The Patriots had drives falter at the 24, the 15 and twice on the 9-yard line. The lowest moment came on Harris' fumble, which was the only time they made it to the red zone without getting any points. It was also the moment in the game when points were most crucial. All they needed was a field goal. On the other three drives (with the drive ending on the 24-yard line not technically being in the red zone), they settled for a field goal. It's not the kind of efficiency they wanted after an offseason where they spent big to get two tight ends (Jonnu Smith and Hunter Henry) and a receiver (Nelson Aholor) who scored plenty of touchdowns in 2020.

The Patriots defense put together a pitiful opening drive... HOWEVER!

The Dolphins decided to go after defensive tackle Davon Godchaux, the Patriots' nose tackle who signed a two-year, $16-million deal this offseason after playing for -- who else? -- Miami. Godchaux failed to hold his ground along with ... basically the entire defense. That's how Devin McCourty ended up with four tackles on the opening drive. It's because the linebacker and defensive linemen were failing to get the job done for him. Running back Myles Gaskin and receiver Jaylen Waddle were simply too fast for New England's front-seven, which has lacked speed through the 2020 season. It felt like an ominous opening drive, with the Dolphins exploiting the Patriots' weaknesses, which they hadn't corrected, even after a big offseason of spending.

HOWEVER! New England's defense quickly recovered

They were strong for the rest of the first half, only allowing a late field goal as time expired. Otherwise, the Dolphins had two three-play drives and one five-play drive, all of which ended with punts. The Dolphins' second touchdown drive came as a product of superior athleticism, whether it was Devante Parker beating J.C. Jackson for a jump ball for 30 yards or Jaylen Waddle betting Adrian Phillips in a foot race for a touchdown. That's when the Dolphins were at their best: when they used their athleticism to simply let the speed and size go to work against New England's defense. In the second half, the Patriots defense managed an interception at just the right moment. On third-and-7, safety Adrian Phillips rushed the passer and flushed Tagovailoa out of the pocket, where linebacker Matthew Judon delivered a huge hit. Tagovailoa threw up a prayer of a pass, which got tipped into the air to cornerback Jonathan Jones.

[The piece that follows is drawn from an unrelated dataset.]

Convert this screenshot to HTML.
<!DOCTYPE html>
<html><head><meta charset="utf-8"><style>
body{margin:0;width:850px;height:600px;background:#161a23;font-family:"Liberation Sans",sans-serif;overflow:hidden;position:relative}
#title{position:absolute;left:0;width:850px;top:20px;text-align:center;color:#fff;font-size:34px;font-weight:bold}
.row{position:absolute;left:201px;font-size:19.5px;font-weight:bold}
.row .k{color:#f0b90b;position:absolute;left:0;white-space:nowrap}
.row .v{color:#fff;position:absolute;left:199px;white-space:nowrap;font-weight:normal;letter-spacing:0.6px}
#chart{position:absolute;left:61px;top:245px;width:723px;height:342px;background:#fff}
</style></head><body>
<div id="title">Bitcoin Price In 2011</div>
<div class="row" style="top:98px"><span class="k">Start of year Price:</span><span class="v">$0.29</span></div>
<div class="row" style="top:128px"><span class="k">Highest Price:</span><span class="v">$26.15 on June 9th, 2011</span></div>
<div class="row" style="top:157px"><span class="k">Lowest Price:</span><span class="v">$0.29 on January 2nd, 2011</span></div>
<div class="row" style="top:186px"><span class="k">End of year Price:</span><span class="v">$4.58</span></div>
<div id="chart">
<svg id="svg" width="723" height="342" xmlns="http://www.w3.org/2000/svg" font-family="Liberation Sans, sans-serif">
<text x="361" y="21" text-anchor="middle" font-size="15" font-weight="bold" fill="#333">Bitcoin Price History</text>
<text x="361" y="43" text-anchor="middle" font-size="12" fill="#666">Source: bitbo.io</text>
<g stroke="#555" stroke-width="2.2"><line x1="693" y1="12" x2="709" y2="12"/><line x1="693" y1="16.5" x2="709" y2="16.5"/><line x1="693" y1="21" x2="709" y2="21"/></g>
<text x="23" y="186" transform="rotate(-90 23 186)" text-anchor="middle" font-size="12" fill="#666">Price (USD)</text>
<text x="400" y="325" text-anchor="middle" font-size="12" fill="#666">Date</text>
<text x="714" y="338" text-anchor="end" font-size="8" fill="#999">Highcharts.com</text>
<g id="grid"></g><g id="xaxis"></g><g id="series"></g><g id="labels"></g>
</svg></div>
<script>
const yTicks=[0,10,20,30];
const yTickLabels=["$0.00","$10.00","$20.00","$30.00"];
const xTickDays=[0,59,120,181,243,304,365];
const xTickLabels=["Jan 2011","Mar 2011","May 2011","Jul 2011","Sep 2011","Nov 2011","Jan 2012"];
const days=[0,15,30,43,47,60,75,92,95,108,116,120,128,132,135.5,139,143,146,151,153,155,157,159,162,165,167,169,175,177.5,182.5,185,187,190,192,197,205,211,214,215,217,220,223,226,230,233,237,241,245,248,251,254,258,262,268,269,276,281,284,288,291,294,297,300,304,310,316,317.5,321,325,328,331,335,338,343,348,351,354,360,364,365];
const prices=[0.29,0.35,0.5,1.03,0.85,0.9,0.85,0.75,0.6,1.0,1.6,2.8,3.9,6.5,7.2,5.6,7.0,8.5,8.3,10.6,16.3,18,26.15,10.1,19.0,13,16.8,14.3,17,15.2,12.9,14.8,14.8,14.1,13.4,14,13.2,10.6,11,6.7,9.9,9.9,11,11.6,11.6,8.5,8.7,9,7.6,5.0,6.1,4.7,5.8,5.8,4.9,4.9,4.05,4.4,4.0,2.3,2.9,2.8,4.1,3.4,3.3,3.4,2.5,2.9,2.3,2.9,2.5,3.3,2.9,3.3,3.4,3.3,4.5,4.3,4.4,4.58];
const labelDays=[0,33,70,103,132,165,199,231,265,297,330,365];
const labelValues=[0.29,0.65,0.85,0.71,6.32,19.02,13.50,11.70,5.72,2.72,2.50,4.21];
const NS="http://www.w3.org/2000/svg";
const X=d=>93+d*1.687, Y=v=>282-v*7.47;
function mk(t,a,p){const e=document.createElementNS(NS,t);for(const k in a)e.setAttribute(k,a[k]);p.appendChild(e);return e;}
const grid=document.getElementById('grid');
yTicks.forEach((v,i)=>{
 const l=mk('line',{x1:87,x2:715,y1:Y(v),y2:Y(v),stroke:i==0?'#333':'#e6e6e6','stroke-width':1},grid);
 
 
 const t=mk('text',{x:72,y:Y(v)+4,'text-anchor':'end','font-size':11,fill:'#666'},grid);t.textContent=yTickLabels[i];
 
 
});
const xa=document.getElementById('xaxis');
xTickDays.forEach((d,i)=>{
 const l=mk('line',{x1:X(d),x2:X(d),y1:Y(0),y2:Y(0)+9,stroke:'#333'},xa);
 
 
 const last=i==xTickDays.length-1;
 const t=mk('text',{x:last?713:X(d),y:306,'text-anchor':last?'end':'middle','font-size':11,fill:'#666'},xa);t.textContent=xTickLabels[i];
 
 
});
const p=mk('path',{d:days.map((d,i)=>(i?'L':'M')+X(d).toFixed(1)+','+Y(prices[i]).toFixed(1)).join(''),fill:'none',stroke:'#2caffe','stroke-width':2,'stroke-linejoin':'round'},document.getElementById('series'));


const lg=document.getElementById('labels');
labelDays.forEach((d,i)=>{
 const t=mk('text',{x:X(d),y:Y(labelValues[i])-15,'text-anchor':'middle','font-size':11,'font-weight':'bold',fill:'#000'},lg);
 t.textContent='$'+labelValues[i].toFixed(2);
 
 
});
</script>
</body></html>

Nelson Agholor was surprisingly impressive considering how little he practiced

Agholor was limited in every practice this week with an ankle injury. He was plagued with injuries for most of training camp and preseason, and therefore had limited work with the starting offense. With a receiver, that's generally bad news. The offense is so complicated that pass-catchers often need a heavy volume of reps to learn the plays. Apparently, that wasn't true for Agholor, who finished the game with five e catches for 72 yards and one touchdown. He made a big impact on the offense in his Patriots debut, which I'll admit I didn't see coming, not after Jakobi Meyers spent most of the offseason serving as WR1. Agholor looked the part after signing a two-year, $22 million deal this offseason.

Jakobi Meyers did a nice Julian Edelman impression

When the Patriots needed a first down, they looked to Meyers. His maturity as a receiver is impressive after just one full season in the NFL. He has stepped in for Edelman -- and Meyers even looks like a young Edelman. Meyers doesn't seem to be ready to play outside, like Edelman began to do later in his career. But in the slot, the two receivers have plenty of similarities. Meyers finished the game with six catches for 44 yards. With Jones showing hesitancy to push the ball downfield, Meyers proved to be the rookie QB's safety net.

Rhamondre Stevenson gave up his chance as a complement to Damien Harris -- at least in Week 1

It's not a good sign for Stevenson that his first reception (and second touch) ended with a fumble. The Patriots rode Harris for most of the game, with help from James White on passing downs. New England elected to go with Stevenson over J.J. Taylor, who was inactive in Week 1. Will they make the same decision in Week 2? Stevenson, after all, showed up to training camp out of shape and had to work his way out of the doghouse. It's possible he has to do more of the same after an early fumble.

Josh Uche did Josh Uche things

Uche showed off freaky speed during preseason and training camp. The sub-rusher was quick to beat players off the edge, and he seemed to be on the verge of a very big season as a pass-rusher. Well, he certainly flashed the potential that the media touted all offseason.

The offense simply made far too many mistakes

Maybe the Patriots had a few pleasant surprises (Agholor). And maybe Jones was efficient. But the offense fumbled the ball four times. New England committed eight penalties for 84 yards. Not even Jones' sensational interception could help the Patriots put away the Dolphins. Miami may not have been the better team. But they weren't as sloppy.